- GIVEN DATA
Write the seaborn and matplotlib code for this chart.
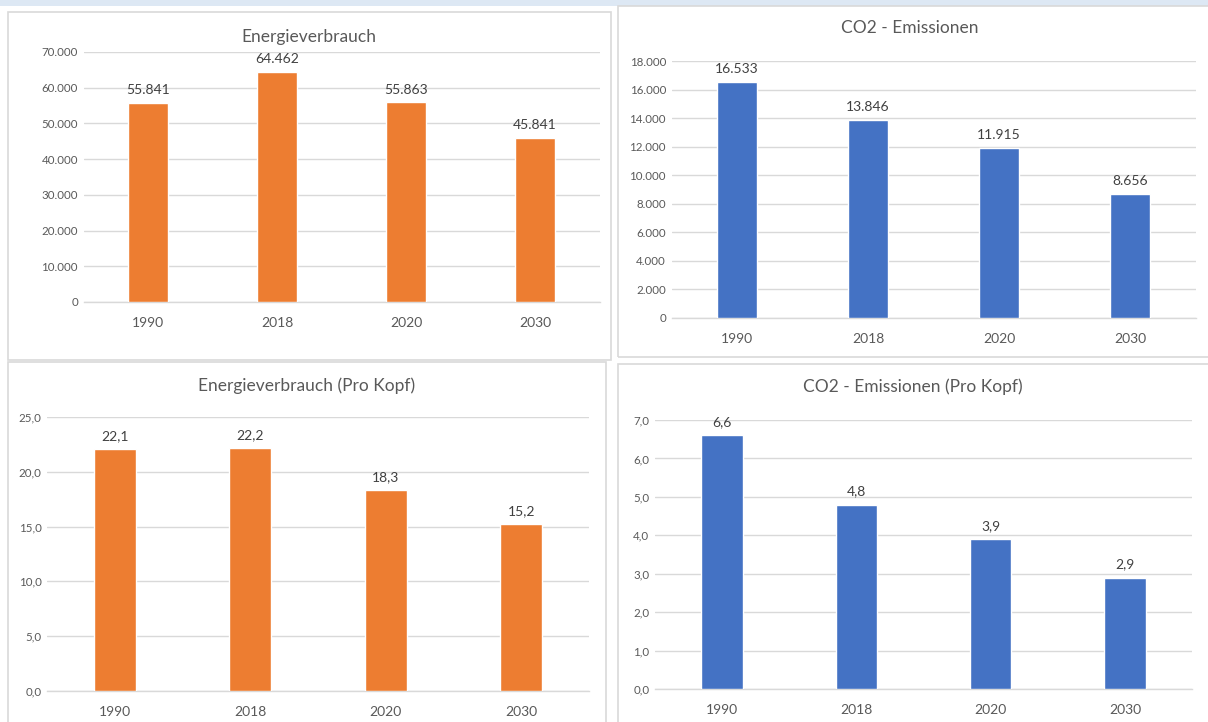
import matplotlib
matplotlib.use("Agg")
import matplotlib.pyplot as plt
from matplotlib.patches import Rectangle
import seaborn as sns
import pandas as pd

years = ["1990", "2018", "2020", "2030"]
energie = [55841, 64462, 55863, 45841]
co2 = [16533, 13846, 11915, 8656]
energie_kopf = [22.1, 22.2, 18.3, 15.2]
co2_kopf = [6.6, 4.8, 3.9, 2.9]

titles = ["Energieverbrauch", "CO2 - Emissionen",
          "Energieverbrauch (Pro Kopf)", "CO2 - Emissionen (Pro Kopf)"]

ORANGE = "#ED7D31"
BLUE = "#4472C4"
GRID = "#d9d9d9"
TXT = "#595959"

sns.set_theme(style="white")
plt.rcParams["font.family"] = ["Lato", "DejaVu Sans"]

W, H = 1208, 722
fig = plt.figure(figsize=(W / 100, H / 100), dpi=100)
fig.patch.set_facecolor("white")


def fx(x):
    return x / W


def fy(y):
    return 1 - y / H


# header strip
fig.patches.append(Rectangle((0, fy(6)), 1, 6 / H, transform=fig.transFigure,
                             facecolor="#dde8f4", edgecolor="none", zorder=-5))
# panel borders
for (x0, y0, x1, y1) in [(8, 12, 611, 360), (618, 6, 1212, 357),
                         (8, 362, 606, 726), (618, 364, 1212, 726)]:
    fig.patches.append(Rectangle((fx(x0), fy(y1)), (x1 - x0) / W, (y1 - y0) / H,
                                 transform=fig.transFigure, facecolor="none",
                                 edgecolor=GRID, linewidth=1.2, zorder=-5))


def fmt_thousands(v):
    return f"{int(round(v)):,}".replace(",", ".")


def fmt_dec(v):
    return f"{v:.1f}".replace(".", ",")


panels = [
    dict(rect=(83.5, 52, 599.5, 302), data=energie, color=ORANGE, ymax=70000, step=10000,
         fmt=fmt_thousands, title=titles[0], tpos=(309, 37), ticks=False),
    dict(rect=(671.5, 61, 1195.5, 318), data=co2, color=BLUE, ymax=18000, step=2000,
         fmt=fmt_thousands, title=titles[1], tpos=(910, 28), ticks=False),
    dict(rect=(47, 417, 589, 691), data=energie_kopf, color=ORANGE, ymax=25, step=5,
         fmt=fmt_dec, title=titles[2], tpos=(307, 386), ticks=True),
    dict(rect=(655, 420, 1192, 689), data=co2_kopf, color=BLUE, ymax=7, step=1,
         fmt=fmt_dec, title=titles[3], tpos=(913, 387), ticks=False),
]

for p in panels:
    x0, y0, x1, y1 = p["rect"]
    ax = fig.add_axes([fx(x0), fy(y1), (x1 - x0) / W, (y1 - y0) / H])
    ax.set_facecolor("none")
    df = pd.DataFrame({"Jahr": years, "Wert": p["data"]})
    sns.barplot(data=df, x="Jahr", y="Wert", color=p["color"], width=0.31,
                saturation=1, ax=ax, zorder=3)
    ax.set_xlim(-0.5, 3.5)
    ax.set_ylim(0, p["ymax"])
    n = int(round(p["ymax"] / p["step"]))
    yt = [i * p["step"] for i in range(n + 1)]
    ax.set_yticks(yt)
    ax.set_yticklabels([p["fmt"](v) for v in yt], fontsize=8.3, color=TXT)
    ax.grid(axis="y", color=GRID, linewidth=1, zorder=0)
    ax.set_axisbelow(True)
    for s in ["top", "right", "left"]:
        ax.spines[s].set_visible(False)
    ax.spines["bottom"].set_color(GRID)
    ax.spines["bottom"].set_linewidth(1)
    ax.set_xlabel("")
    ax.set_ylabel("")
    ax.tick_params(axis="y", length=0, pad=4)
    ax.tick_params(axis="x", length=0, pad=11, labelsize=10, labelcolor=TXT)
    if p["ticks"]:
        ax.set_xticks([-0.5, 0.5, 1.5, 2.5, 3.5], minor=True)
        ax.tick_params(axis="x", which="minor", length=4, color=GRID, width=1)
    for i, v in enumerate(p["data"]):
        ax.annotate(p["fmt"](v), (i, v), xytext=(0, 5), textcoords="offset points",
                    ha="center", va="bottom", fontsize=10, color="#404040")
    fig.text(fx(p["tpos"][0]), fy(p["tpos"][1]), p["title"], ha="center", va="center",
             fontsize=12.5, color=TXT)

fig.savefig("out.png", dpi=100)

- YOUR GOAL
Go from the first line of the listing to the line holding "import pandas as pd" and, please, transcribe those lines exactly, both included, with no pictures.

- EXERCISE OUTPUT
Write the seaborn and matplotlib code for this chart.
import matplotlib
matplotlib.use("Agg")
import matplotlib.pyplot as plt
from matplotlib.patches import Rectangle
import seaborn as sns
import pandas as pd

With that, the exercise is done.